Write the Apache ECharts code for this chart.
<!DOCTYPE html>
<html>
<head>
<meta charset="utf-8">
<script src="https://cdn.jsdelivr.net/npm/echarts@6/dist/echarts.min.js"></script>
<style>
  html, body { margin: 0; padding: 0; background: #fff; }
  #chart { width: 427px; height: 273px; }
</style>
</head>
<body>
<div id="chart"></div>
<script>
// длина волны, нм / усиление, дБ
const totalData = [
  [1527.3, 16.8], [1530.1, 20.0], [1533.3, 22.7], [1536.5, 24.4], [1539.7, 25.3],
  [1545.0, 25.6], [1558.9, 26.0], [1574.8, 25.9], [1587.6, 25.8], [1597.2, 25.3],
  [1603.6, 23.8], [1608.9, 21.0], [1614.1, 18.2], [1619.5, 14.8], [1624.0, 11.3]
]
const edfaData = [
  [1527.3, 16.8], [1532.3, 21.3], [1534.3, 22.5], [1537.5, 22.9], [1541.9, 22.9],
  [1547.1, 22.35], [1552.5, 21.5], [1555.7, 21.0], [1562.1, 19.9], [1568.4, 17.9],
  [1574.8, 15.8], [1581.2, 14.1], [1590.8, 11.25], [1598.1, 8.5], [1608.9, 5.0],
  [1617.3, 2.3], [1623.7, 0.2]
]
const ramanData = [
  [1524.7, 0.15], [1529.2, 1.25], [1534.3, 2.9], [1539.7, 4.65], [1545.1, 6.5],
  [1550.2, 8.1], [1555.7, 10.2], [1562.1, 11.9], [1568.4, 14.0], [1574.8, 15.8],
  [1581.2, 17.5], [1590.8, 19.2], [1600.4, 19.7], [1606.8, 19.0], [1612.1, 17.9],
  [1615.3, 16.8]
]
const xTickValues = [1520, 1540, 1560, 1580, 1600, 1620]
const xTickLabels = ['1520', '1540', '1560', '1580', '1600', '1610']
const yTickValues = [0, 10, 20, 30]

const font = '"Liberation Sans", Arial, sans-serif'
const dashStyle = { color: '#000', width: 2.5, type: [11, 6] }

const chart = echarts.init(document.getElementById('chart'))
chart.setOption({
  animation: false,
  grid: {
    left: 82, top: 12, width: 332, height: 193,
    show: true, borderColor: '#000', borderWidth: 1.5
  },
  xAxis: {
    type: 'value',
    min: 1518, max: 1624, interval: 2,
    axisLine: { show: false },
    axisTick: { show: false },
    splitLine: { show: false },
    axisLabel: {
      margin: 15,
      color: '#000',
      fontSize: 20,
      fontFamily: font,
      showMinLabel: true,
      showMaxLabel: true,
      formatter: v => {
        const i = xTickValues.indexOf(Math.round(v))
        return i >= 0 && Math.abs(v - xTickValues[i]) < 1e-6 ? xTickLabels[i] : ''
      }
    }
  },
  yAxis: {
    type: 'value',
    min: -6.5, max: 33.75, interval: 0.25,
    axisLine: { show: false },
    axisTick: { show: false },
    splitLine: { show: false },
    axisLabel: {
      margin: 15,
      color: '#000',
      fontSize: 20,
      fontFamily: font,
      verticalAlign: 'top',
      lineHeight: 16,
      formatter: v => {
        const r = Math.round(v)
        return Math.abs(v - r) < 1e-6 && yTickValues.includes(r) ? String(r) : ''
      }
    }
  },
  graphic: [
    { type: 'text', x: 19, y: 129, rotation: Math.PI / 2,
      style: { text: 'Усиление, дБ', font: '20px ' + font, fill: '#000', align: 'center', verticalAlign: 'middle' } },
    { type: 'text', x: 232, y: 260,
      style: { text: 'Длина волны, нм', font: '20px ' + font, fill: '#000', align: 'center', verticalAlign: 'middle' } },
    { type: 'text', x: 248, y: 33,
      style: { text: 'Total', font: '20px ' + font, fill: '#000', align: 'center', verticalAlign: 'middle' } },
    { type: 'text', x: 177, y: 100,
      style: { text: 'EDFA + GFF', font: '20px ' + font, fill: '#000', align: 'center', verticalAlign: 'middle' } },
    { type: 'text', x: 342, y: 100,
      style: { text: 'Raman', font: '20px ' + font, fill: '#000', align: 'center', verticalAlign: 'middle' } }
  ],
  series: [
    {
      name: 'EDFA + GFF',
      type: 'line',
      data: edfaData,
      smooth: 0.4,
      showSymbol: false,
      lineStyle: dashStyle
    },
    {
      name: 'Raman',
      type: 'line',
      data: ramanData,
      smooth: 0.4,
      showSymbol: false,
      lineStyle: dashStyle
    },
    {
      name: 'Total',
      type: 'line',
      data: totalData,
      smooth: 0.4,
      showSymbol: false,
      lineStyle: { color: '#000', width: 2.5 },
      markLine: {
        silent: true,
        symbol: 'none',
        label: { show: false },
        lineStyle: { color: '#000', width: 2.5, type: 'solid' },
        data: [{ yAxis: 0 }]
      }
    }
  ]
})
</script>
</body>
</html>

▬▬▬▬▬▬

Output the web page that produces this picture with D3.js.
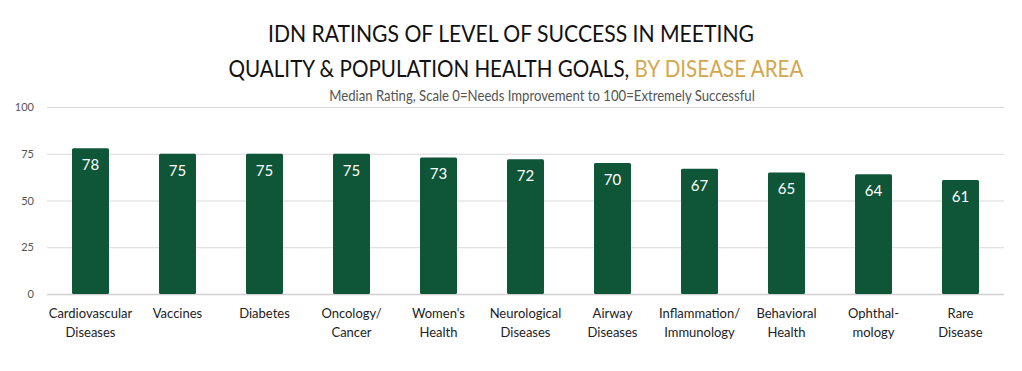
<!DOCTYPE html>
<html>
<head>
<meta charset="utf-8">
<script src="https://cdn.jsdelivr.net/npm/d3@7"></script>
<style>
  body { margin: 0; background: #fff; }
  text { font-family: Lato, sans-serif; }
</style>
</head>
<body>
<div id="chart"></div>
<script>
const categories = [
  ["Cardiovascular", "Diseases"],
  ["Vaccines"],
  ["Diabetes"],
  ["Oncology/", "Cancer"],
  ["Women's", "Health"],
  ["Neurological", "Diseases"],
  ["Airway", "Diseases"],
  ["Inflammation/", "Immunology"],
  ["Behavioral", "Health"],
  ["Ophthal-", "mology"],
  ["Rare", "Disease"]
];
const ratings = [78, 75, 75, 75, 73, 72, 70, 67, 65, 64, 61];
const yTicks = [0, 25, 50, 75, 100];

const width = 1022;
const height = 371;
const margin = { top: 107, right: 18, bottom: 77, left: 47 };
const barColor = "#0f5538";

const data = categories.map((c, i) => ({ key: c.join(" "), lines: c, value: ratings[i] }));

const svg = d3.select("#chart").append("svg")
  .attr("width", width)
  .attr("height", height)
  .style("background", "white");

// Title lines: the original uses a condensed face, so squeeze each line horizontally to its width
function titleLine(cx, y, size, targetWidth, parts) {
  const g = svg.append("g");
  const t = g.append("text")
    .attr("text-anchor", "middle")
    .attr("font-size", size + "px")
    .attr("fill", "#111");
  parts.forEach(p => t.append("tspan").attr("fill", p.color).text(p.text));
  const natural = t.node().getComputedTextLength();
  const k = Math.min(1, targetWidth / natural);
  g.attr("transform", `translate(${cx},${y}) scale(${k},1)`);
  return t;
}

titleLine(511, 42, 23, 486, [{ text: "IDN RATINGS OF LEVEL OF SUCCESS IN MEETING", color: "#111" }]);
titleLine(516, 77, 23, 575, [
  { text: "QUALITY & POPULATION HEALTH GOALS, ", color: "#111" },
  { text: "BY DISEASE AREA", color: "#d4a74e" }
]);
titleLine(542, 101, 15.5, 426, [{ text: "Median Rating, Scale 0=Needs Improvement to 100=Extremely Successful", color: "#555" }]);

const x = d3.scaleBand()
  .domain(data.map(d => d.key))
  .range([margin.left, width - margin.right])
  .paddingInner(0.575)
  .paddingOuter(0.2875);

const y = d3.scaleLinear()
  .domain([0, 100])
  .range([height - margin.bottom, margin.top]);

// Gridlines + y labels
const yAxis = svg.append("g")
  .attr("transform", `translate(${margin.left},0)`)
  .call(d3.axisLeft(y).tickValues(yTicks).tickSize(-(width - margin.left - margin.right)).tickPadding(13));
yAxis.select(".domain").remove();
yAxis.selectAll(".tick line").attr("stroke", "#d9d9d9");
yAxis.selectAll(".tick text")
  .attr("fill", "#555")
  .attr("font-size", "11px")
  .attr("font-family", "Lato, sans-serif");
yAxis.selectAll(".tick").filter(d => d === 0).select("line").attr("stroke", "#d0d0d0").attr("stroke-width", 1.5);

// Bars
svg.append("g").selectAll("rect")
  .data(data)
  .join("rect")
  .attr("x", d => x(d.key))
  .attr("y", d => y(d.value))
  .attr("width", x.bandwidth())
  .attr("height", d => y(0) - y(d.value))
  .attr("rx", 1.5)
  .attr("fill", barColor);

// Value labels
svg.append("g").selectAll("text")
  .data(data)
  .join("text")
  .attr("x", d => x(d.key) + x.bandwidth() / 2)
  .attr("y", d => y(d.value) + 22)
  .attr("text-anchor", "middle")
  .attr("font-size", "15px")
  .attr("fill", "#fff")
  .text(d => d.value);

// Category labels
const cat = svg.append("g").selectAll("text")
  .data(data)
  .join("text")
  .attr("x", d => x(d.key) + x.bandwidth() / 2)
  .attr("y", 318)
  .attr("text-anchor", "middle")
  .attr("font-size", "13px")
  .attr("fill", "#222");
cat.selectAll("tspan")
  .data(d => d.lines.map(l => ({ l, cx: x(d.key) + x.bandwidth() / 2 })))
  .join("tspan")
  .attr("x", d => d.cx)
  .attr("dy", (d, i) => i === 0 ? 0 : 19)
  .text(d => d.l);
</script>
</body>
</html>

▬▬▬▬▬▬

Start at the line with "Output the web", stop at the line with "const yTicks = [0, 25, 50, 75, 100];", both lines included, and repeat that span exactly without its pictures.

* Task answer
Output the web page that produces this picture with D3.js.
<!DOCTYPE html>
<html>
<head>
<meta charset="utf-8">
<script src="https://cdn.jsdelivr.net/npm/d3@7"></script>
<style>
  body { margin: 0; background: #fff; }
  text { font-family: Lato, sans-serif; }
</style>
</head>
<body>
<div id="chart"></div>
<script>
const categories = [
  ["Cardiovascular", "Diseases"],
  ["Vaccines"],
  ["Diabetes"],
  ["Oncology/", "Cancer"],
  ["Women's", "Health"],
  ["Neurological", "Diseases"],
  ["Airway", "Diseases"],
  ["Inflammation/", "Immunology"],
  ["Behavioral", "Health"],
  ["Ophthal-", "mology"],
  ["Rare", "Disease"]
];
const ratings = [78, 75, 75, 75, 73, 72, 70, 67, 65, 64, 61];
const yTicks = [0, 25, 50, 75, 100];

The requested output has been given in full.